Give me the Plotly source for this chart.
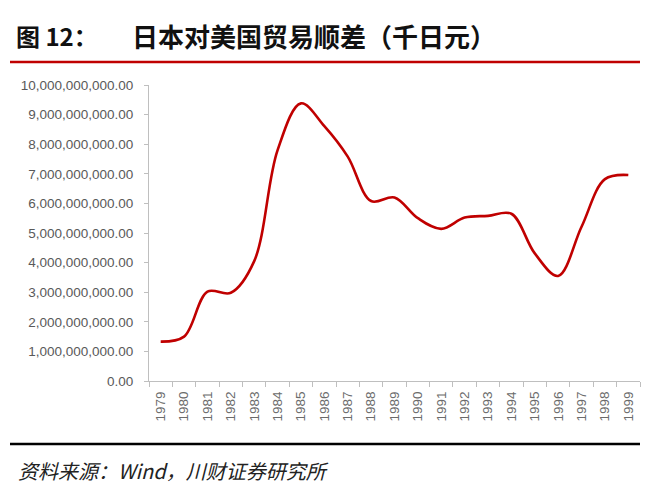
import plotly.graph_objects as go

years = [str(y) for y in range(1979, 2000)]
surplus = [1.33e9, 1.50e9, 3.02e9, 2.98e9, 4.05e9, 7.80e9, 9.38e9, 8.61e9, 7.58e9,
           6.08e9, 6.20e9, 5.50e9, 5.14e9, 5.52e9, 5.58e9, 5.65e9, 4.31e9, 3.55e9,
           5.21e9, 6.82e9, 6.96e9]
y_ticks = [i * 1e9 for i in range(0, 11)]

W, H = 660, 491
L, R, T, B = 149, 20, 85, 110
pw, ph = W - L - R, H - T - B

def px(x):
    return (x - L) / pw

def py(y):
    return (H - B - y) / ph

fig = go.Figure()
fig.add_trace(go.Scatter(
    x=years, y=surplus, mode="lines",
    line=dict(color="#C00000", width=2.6, shape="spline", smoothing=1.0),
    showlegend=False, hoverinfo="skip"))

fig.update_layout(
    width=W, height=H,
    margin=dict(l=L, r=R, t=T, b=B),
    paper_bgcolor="white", plot_bgcolor="white",
    font=dict(family="Liberation Sans, Arial, sans-serif", color="#595959"),
    annotations=[
        dict(text="<b>图 12：</b>", xref="paper", yref="paper",
             x=px(14), y=py(36), xanchor="left", yanchor="middle", showarrow=False,
             font=dict(family="Noto Sans CJK SC", size=24, color="#111111")),
        dict(text="<b>日本对美国贸易顺差（千日元）</b>", xref="paper", yref="paper",
             x=px(130), y=py(36), xanchor="left", yanchor="middle", showarrow=False,
             font=dict(family="Noto Sans CJK SC", size=26, color="#111111")),
        dict(text="<i>资料来源：Wind，川财证券研究所</i>", xref="paper", yref="paper",
             x=px(16), y=py(470), xanchor="left", yanchor="middle", showarrow=False,
             font=dict(family="Noto Sans CJK SC", size=20, color="#222222")),
    ],
    xaxis=dict(type="category", range=[-0.5, 20.5], showline=True,
               linecolor="#BFBFBF", linewidth=1, ticks="outside", tickson="boundaries",
               ticklen=5, tickcolor="#BFBFBF", tickangle=-90, ticklabelstandoff=4,
               tickfont=dict(size=13.5, color="#6b6b6b"), showgrid=False, zeroline=False),
    yaxis=dict(range=[0, 10e9], tickvals=y_ticks, tickformat=",.2f",
               showline=True, linecolor="#BFBFBF", linewidth=1, ticks="outside",
               ticklen=4, tickcolor="#BFBFBF", showgrid=False, zeroline=False,
               ticklabelstandoff=8,
               tickfont=dict(size=13.5, color="#595959")),
    shapes=[
        dict(type="line", xref="paper", yref="paper", x0=px(10), x1=px(640),
             y0=py(62), y1=py(62), line=dict(color="#C00000", width=2.5)),
        dict(type="line", xref="paper", yref="paper", x0=px(10), x1=px(640),
             y0=py(444), y1=py(444), line=dict(color="#000000", width=2.5)),
    ],
)

fig.write_html("out.html")
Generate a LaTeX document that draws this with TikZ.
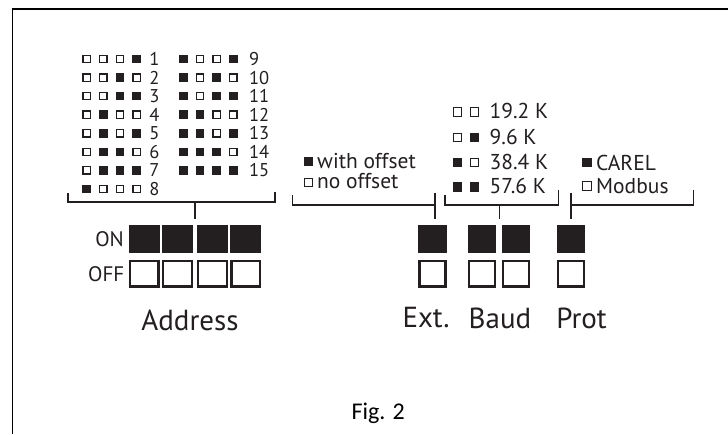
\documentclass[tikz,border=0pt]{standalone}
\usepackage{fontspec}
\newfontfamily\myr{PT Sans}
\newfontfamily\figf{Carlito}
\definecolor{ink}{HTML}{231F20}
\begin{document}
\begin{tikzpicture}[x=1pt,y=-1pt,
  sqon/.style={fill=ink,draw=none,inner sep=0,minimum size=8.5pt},
  sqoff/.style={fill=white,draw=ink,line width=1.2pt,inner sep=0,minimum size=7.3pt},
  bigon/.style={fill=ink,draw=none,inner sep=0,minimum height=28pt},
  bigoff/.style={fill=white,draw=ink,line width=2.4pt,inner sep=0,minimum height=25.5pt},
  lbl/.style={inner sep=0,text=ink,font=\myr\fontsize{18.5}{18.5}\selectfont},
  onoff/.style={inner sep=0,text=ink,font=\myr\fontsize{21}{21}\selectfont},
  leg/.style={inner sep=0,text=ink,font=\myr\fontsize{21.5}{21.5}\selectfont},
  big/.style={inner sep=0,text=ink,font=\myr\fontsize{29}{29}\selectfont},
  br/.style={draw=ink,line width=1.5pt}]
\useasboundingbox (0,0) rectangle (728,434);
% frame
\coordinate (fb) at (12.5,434);
\coordinate (fc) at (12.5,9);
\coordinate (fr) at (728,9);
\draw[black,line width=1.6pt] (fb) -- (fc) -- (fr);
% address table
\foreach \n in {1,...,15}{
  \pgfmathtruncatemacro\col{\n>8 ? 1 : 0}
  \pgfmathtruncatemacro\row{\n>8 ? \n-9 : \n-1}
  \pgfmathsetmacro\ry{59+18.57*\row}
  \pgfmathsetmacro\cx{86.7+96.6*\col}
  \pgfmathsetmacro\lx{\cx+62.5+3*\col}
  \foreach \b [count=\k from 0] in {8,4,2,1}{
    \pgfmathtruncatemacro\bit{mod(floor(\n/\b),2)}
    \ifnum\bit=1
      \node[sqon] (s\n-\k) at (\cx+16.67*\k,\ry) {};
    \else
      \node[sqoff] (s\n-\k) at (\cx+16.67*\k,\ry) {};
    \fi
  }
  \node[lbl,anchor=west] (l\n) at (\lx,\ry) {\n};
}
% address bracket
\coordinate (a1) at (68,193);
\coordinate (a2) at (275,192);
\coordinate (am) at (195,202);
\coordinate (at) at (195,219);
\draw[br] (a1) |- (am) -| (a2);
\draw[br] (am) -- (at);
% address switches
\foreach \x [count=\i] in {144.2,177.5,212.5,245.9}{
  \node[bigon,minimum width=31pt] (aon\i) at (\x,239) {};
  \node[bigoff,minimum width=28.5pt] (aoff\i) at (\x,273.7) {};
}
\node[onoff,anchor=east] (on) at (124,239) {ON};
\node[onoff,anchor=east] (off) at (124.5,273.7) {OFF};
\node[big] (addr) at (190,320) {Address};
% other switches
\foreach \x/\nm in {432.5/ext,481.8/bauda,516.2/baudb,570.8/prot}{
  \node[bigon,minimum width=28.5pt] (\nm on) at (\x,239) {};
  \node[bigoff,minimum width=26pt] (\nm off) at (\x,273.7) {};
}
\node[big] (extl) at (426,318) {Ext.};
\node[big] (baudl) at (500,318) {Baud};
\node[big] (protl) at (581.5,318) {Prot};
% offset legend
\node[sqon,minimum size=9.5pt] (wo) at (308.7,161.5) {};
\node[leg,anchor=base west] (wot) at (317,168.5) {with offset};
\node[sqoff,minimum size=8.3pt] (no) at (308.7,182.5) {};
\node[leg,anchor=base west] (not) at (317,188.5) {no offset};
\coordinate (e1) at (292.7,195);
\coordinate (e2) at (435,205);
\coordinate (e3) at (435,193);
\coordinate (e4) at (435,219);
\draw[br] (e1) |- (e2);
\draw[br] (e3) -- (e4);
% baud legend
\foreach \t/\p/\q/\yb [count=\i] in {19.2 K/0/0/118.5,9.6 K/0/1/144,38.4 K/1/0/169,57.6 K/1/1/193.5}{
  \ifnum\p=1 \node[sqon,minimum size=9.5pt] (b\i a) at (457.5,\yb-6.5) {};
  \else \node[sqoff,minimum size=8.3pt] (b\i a) at (457.5,\yb-6.5) {}; \fi
  \ifnum\q=1 \node[sqon,minimum size=9.5pt] (b\i b) at (474.5,\yb-6.5) {};
  \else \node[sqoff,minimum size=8.3pt] (b\i b) at (474.5,\yb-6.5) {}; \fi
  \node[leg,anchor=base west] (bt\i) at (489.5,\yb) {\t};
}
\coordinate (b1) at (445,195);
\coordinate (bm) at (499.3,205);
\coordinate (b2) at (558.3,190);
\coordinate (bt) at (499.3,219);
\draw[br] (b1) |- (bm) -| (b2);
\draw[br] (bm) -- (bt);
% protocol legend
\node[sqon,minimum size=9.5pt] (ca) at (587,162.5) {};
\node[leg,anchor=base west] (cat) at (596,170) {CAREL};
\node[sqoff,minimum size=8.3pt] (mo) at (587,186) {};
\node[leg,anchor=base west] (mot) at (596,193) {Modbus};
\coordinate (p1) at (571,193);
\coordinate (pm) at (571,205);
\coordinate (p2) at (693.3,190);
\coordinate (pt) at (571,219);
\draw[br] (p1) -- (pt);
\draw[br] (pm) -| (p2);
% caption
\node[inner sep=0,anchor=base east,font=\figf\fontsize{24}{24}\selectfont] (fig) at (405,419) {Fig. 2};
\end{tikzpicture}
\end{document}
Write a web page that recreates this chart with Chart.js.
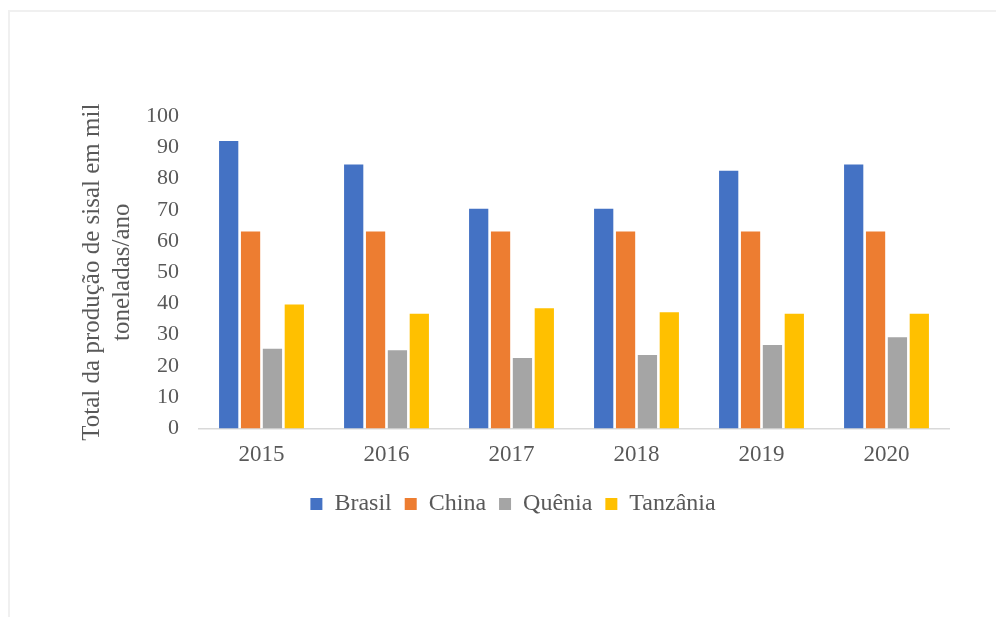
<!DOCTYPE html>
<html lang="pt">
<head>
<meta charset="utf-8">
<title>Produção de sisal</title>
<script src="https://cdn.jsdelivr.net/npm/chart.js@4/dist/chart.umd.min.js"></script>
<style>
  html, body { margin: 0; padding: 0; background: #fff; overflow: hidden; }
  .frame {
    position: absolute; left: 8px; top: 10px;
    width: 1000px; height: 1000px;
    border: 2px solid #f0f0f0;
  }
  .wrap { position: absolute; left: 0; top: 0; width: 996px; height: 617px; }
</style>
</head>
<body>
<div class="frame"></div>
<div class="wrap"><canvas id="sisal-chart"></canvas></div>
<script>
    'use strict';

    // Produção anual de sisal (mil toneladas/ano)
    const anos = ['2015', '2016', '2017', '2018', '2019', '2020'];
    const brasil = [92, 84.5, 70.3, 70.3, 82.5, 84.5];
    const china = [63, 63, 63, 63, 63, 63];
    const quenia = [25.5, 25, 22.5, 23.5, 26.7, 29.2];
    const tanzania = [39.7, 36.7, 38.5, 37.2, 36.7, 36.7];

    const textColor = '#595959';
    const serif = "'Liberation Serif', 'Times New Roman', serif";

    const ctx = document.getElementById('sisal-chart').getContext('2d');
    new Chart(ctx, {
        type: 'bar',
        data: {
            labels: anos,
            datasets: [
                { label: 'Brasil', data: brasil, backgroundColor: '#4472C4' },
                { label: 'China', data: china, backgroundColor: '#ED7D31' },
                { label: 'Quênia', data: quenia, backgroundColor: '#A5A5A5' },
                { label: 'Tanzânia', data: tanzania, backgroundColor: '#FFC000' }
            ]
        },
        options: {
            responsive: true,
            maintainAspectRatio: false,
            animation: false,
            layout: {
                padding: { left: 77, right: 47, top: 116, bottom: 91 }
            },
            datasets: {
                bar: {
                    categoryPercentage: 0.7,
                    barPercentage: 0.88
                }
            },
            plugins: {
                tooltip: { enabled: false },
                legend: {
                    position: 'bottom',
                    labels: {
                        boxWidth: 12,
                        boxHeight: 12,
                        padding: 13,
                        color: textColor,
                        font: { family: serif, size: 24 }
                    }
                }
            },
            scales: {
                x: {
                    grid: { display: false, drawTicks: false },
                    border: { display: true, color: '#d9d9d9', width: 1.5 },
                    ticks: {
                        padding: 13,
                        color: textColor,
                        font: { family: serif, size: 23, lineHeight: 1.2 }
                    },
                    // keep the band under the axis at a fixed height
                    afterFit: function(scale) {
                        scale.height = 50.6;
                    }
                },
                y: {
                    min: 0,
                    max: 100,
                    grid: { display: false, drawTicks: false },
                    border: { display: false },
                    ticks: {
                        stepSize: 10,
                        padding: 20,
                        color: textColor,
                        font: { family: serif, size: 22 }
                    },
                    title: {
                        display: true,
                        text: ['Total da produção de sisal em mil', 'toneladas/ano'],
                        color: textColor,
                        font: { family: serif, size: 25, lineHeight: 1.2 },
                        padding: { top: 0, bottom: -11 }
                    }
                }
            }
        }
    });
</script>
</body>
</html>
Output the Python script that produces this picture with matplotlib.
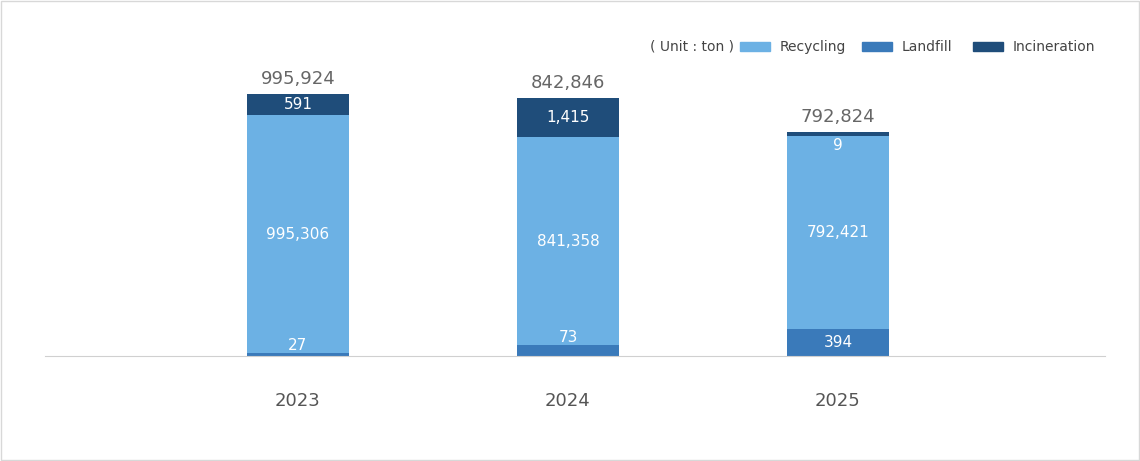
import matplotlib
matplotlib.use("Agg")
import matplotlib.pyplot as plt
from matplotlib.patches import Rectangle

years = ["2023", "2024", "2025"]
recycling = [995306, 841358, 792421]
landfill = [27, 73, 394]
incineration = [591, 1415, 9]
totals = [995924, 842846, 792824]
# stylized (non-proportional) segment heights as shown in the reference
h_landfill = [3, 11, 27]
h_recycling = [238, 208, 193]
h_incineration = [21, 39, 4]

c_rec, c_land, c_inc = "#6cb1e4", "#3a7aba", "#1f4d7a"

fig = plt.figure(figsize=(11.4, 4.61), dpi=100)
fig.patches.append(Rectangle((0.001, 0.002), 0.998, 0.996, transform=fig.transFigure,
                             fill=False, edgecolor="#d8d8d8", linewidth=1))
ax = fig.add_axes([45/1140, 1-356/461, 1060/1140, 300/461])
x = list(range(len(years)))
w = 0.378
ax.bar(x, h_landfill, w, color=c_land)
ax.bar(x, h_recycling, w, bottom=h_landfill, color=c_rec)
b2 = [a + b for a, b in zip(h_landfill, h_recycling)]
ax.bar(x, h_incineration, w, bottom=b2, color=c_inc)

for i in x:
    ax.text(i, h_landfill[i] / 2 if h_landfill[i] > 15 else h_landfill[i] + 8, f"{landfill[i]:,}",
            ha="center", va="center", color="white", fontsize=11)
    ax.text(i, h_landfill[i] + h_recycling[i] / 2, f"{recycling[i]:,}",
            ha="center", va="center", color="white", fontsize=11)
    yi = b2[i] + h_incineration[i] / 2 if h_incineration[i] > 15 else b2[i] - 9
    ax.text(i, yi, f"{incineration[i]:,}", ha="center", va="center", color="white", fontsize=11)
    ax.text(i, b2[i] + h_incineration[i] + 6, f"{totals[i]:,}", ha="center", va="bottom",
            color="#666666", fontsize=13)

ax.set_xlim(-0.937, 2.989)
ax.set_ylim(0, 300)
ax.set_xticks(x)
ax.set_xticklabels(years, fontsize=13, color="#555555")
ax.tick_params(axis="x", length=0, pad=26)
ax.set_yticks([])
for s in ["top", "left", "right"]:
    ax.spines[s].set_visible(False)
ax.spines["bottom"].set_color("#d0d0d0")

fig.text(650/1140, 1-47/461, "( Unit : ton )", fontsize=10, color="#444444", va="center")
for px, lab, c in [(740, "Recycling", c_rec), (862, "Landfill", c_land), (973, "Incineration", c_inc)]:
    fig.patches.append(Rectangle((px/1140, 1-51/461), 30/1140, 9/461, transform=fig.transFigure,
                                 color=c))
    fig.text((px + 40)/1140, 1-47/461, lab, fontsize=10, color="#444444", va="center")

fig.savefig("out.png", dpi=100)
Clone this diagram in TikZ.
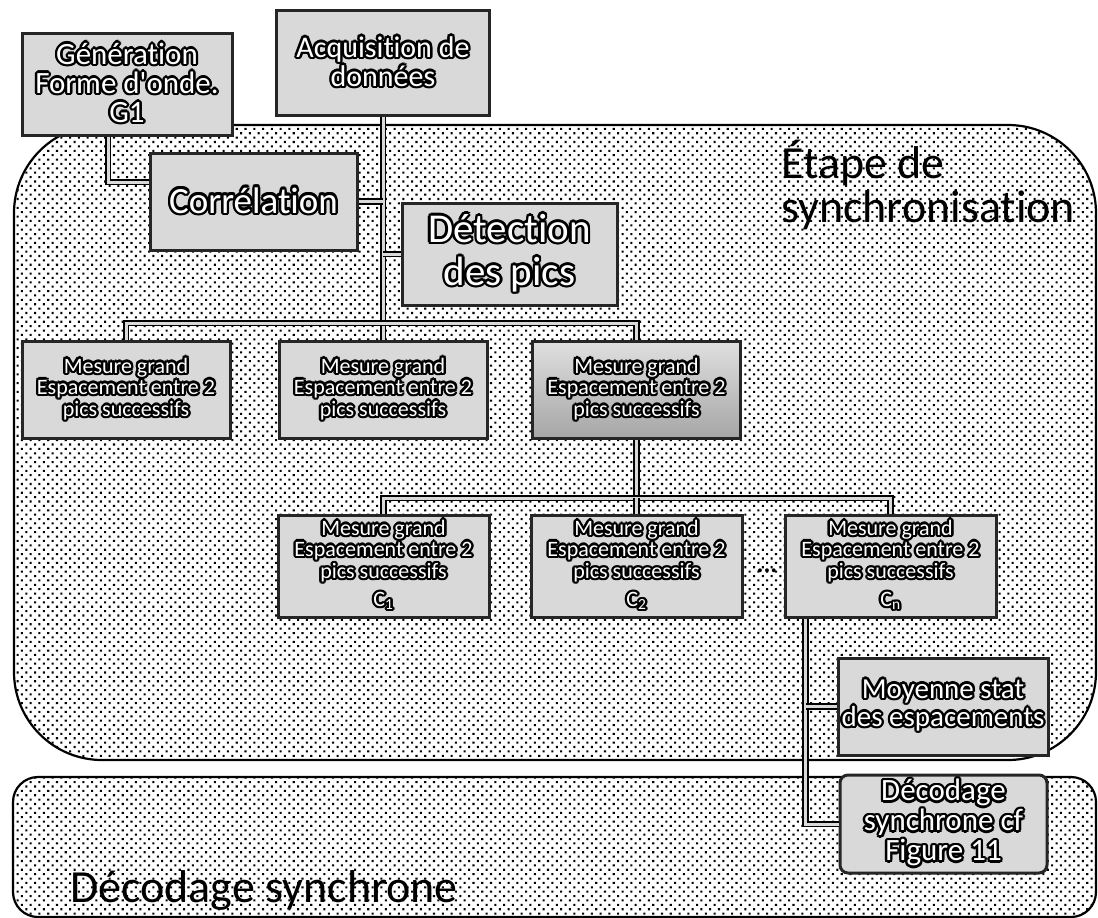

**PROBLEM TO SOLVE**
Restate only the lines running from the start of the material above through the line containing "y_ticks = [i * 1e9 for i in range(0, 11)]", ends included. No pictures.

**RESPONSE**
Give me the Plotly source for this chart.
import plotly.graph_objects as go

years = [str(y) for y in range(1979, 2000)]
surplus = [1.33e9, 1.50e9, 3.02e9, 2.98e9, 4.05e9, 7.80e9, 9.38e9, 8.61e9, 7.58e9,
           6.08e9, 6.20e9, 5.50e9, 5.14e9, 5.52e9, 5.58e9, 5.65e9, 4.31e9, 3.55e9,
           5.21e9, 6.82e9, 6.96e9]
y_ticks = [i * 1e9 for i in range(0, 11)]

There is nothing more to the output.